Output every line exactly as written. Leave out pictures.

····················

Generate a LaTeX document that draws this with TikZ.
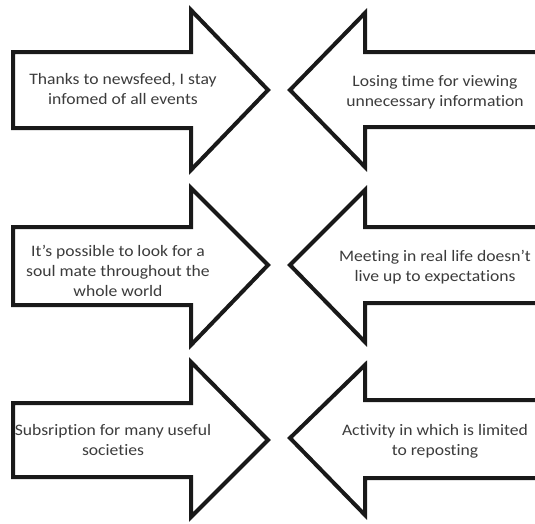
\documentclass[tikz,border=0pt]{standalone}
\usepackage{graphicx}
\usepackage{fontspec}
\setmainfont[Ligatures={NoCommon}]{Carlito}
\definecolor{txt}{HTML}{3C3C3C}
\tikzset{
  bigarrow/.style={draw=black!90, line width=4pt, line join=miter, fill=white},
  lbl/.style={text=txt, font=\fontsize{16}{20}\selectfont, inner sep=0pt, anchor=base}
}
\newcommand{\lbltext}[1]{\scalebox{1.1}[1]{\begin{tabular}[t]{@{}c@{}}#1\end{tabular}}}
\begin{document}
\begin{tikzpicture}[x=1pt,y=-1pt]
\useasboundingbox (0,0) rectangle (535,523);
\clip (0,0) rectangle (535,523);
% right-pointing arrows
\draw[bigarrow] (13,52) -- (191,52) -- (191,10) -- (268,90) -- (191,170) -- (191,128) -- (13,128) -- cycle;
\draw[bigarrow] (13,227) -- (191,227) -- (191,188) -- (268,265) -- (191,345) -- (191,305) -- (13,305) -- cycle;
\draw[bigarrow] (13,403) -- (191,403) -- (191,362) -- (268,440) -- (191,517) -- (191,477) -- (13,477) -- cycle;
% left-pointing arrows
\draw[bigarrow] (545,52) -- (365,52) -- (365,13) -- (290,90) -- (365,167) -- (365,127) -- (545,127);
\draw[bigarrow] (545,227) -- (365,227) -- (365,190) -- (290,265) -- (365,342) -- (365,303) -- (545,303);
\draw[bigarrow] (545,400) -- (365,400) -- (365,365) -- (290,438) -- (365,515) -- (365,478) -- (545,478);
% labels
\node[lbl] (t1) at (123,84) {\lbltext{Thanks to newsfeed, I stay\\infomed of all events}};
\node[lbl] (t2) at (435,86) {\lbltext{Losing time for viewing\\unnecessary information}};
\node[lbl] (t3) at (118,256) {\lbltext{It's possible to look for a\\soul mate throughout the\\whole world}};
\node[lbl] (t4) at (435,261) {\lbltext{Meeting in real life doesn't\\live up to expectations}};
\node[lbl] (t5) at (113,435) {\lbltext{Subsription for many useful\\societies}};
\node[lbl] (t6) at (435,435) {\lbltext{Activity in which is limited\\to reposting}};
\end{tikzpicture}
\end{document}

····················

OUTPUT:
Generate a LaTeX document that draws this with TikZ.
\documentclass[tikz,border=0pt]{standalone}
\usepackage{graphicx}
\usepackage{fontspec}
\setmainfont[Ligatures={NoCommon}]{Carlito}
\definecolor{txt}{HTML}{3C3C3C}
\tikzset{
  bigarrow/.style={draw=black!90, line width=4pt, line join=miter, fill=white},
  lbl/.style={text=txt, font=\fontsize{16}{20}\selectfont, inner sep=0pt, anchor=base}
}
\newcommand{\lbltext}[1]{\scalebox{1.1}[1]{\begin{tabular}[t]{@{}c@{}}#1\end{tabular}}}
\begin{document}
\begin{tikzpicture}[x=1pt,y=-1pt]
\useasboundingbox (0,0) rectangle (535,523);
\clip (0,0) rectangle (535,523);
% right-pointing arrows
\draw[bigarrow] (13,52) -- (191,52) -- (191,10) -- (268,90) -- (191,170) -- (191,128) -- (13,128) -- cycle;
\draw[bigarrow] (13,227) -- (191,227) -- (191,188) -- (268,265) -- (191,345) -- (191,305) -- (13,305) -- cycle;
\draw[bigarrow] (13,403) -- (191,403) -- (191,362) -- (268,440) -- (191,517) -- (191,477) -- (13,477) -- cycle;
% left-pointing arrows
\draw[bigarrow] (545,52) -- (365,52) -- (365,13) -- (290,90) -- (365,167) -- (365,127) -- (545,127);
\draw[bigarrow] (545,227) -- (365,227) -- (365,190) -- (290,265) -- (365,342) -- (365,303) -- (545,303);
\draw[bigarrow] (545,400) -- (365,400) -- (365,365) -- (290,438) -- (365,515) -- (365,478) -- (545,478);
% labels
\node[lbl] (t1) at (123,84) {\lbltext{Thanks to newsfeed, I stay\\infomed of all events}};
\node[lbl] (t2) at (435,86) {\lbltext{Losing time for viewing\\unnecessary information}};
\node[lbl] (t3) at (118,256) {\lbltext{It's possible to look for a\\soul mate throughout the\\whole world}};
\node[lbl] (t4) at (435,261) {\lbltext{Meeting in real life doesn't\\live up to expectations}};
\node[lbl] (t5) at (113,435) {\lbltext{Subsription for many useful\\societies}};
\node[lbl] (t6) at (435,435) {\lbltext{Activity in which is limited\\to reposting}};
\end{tikzpicture}
\end{document}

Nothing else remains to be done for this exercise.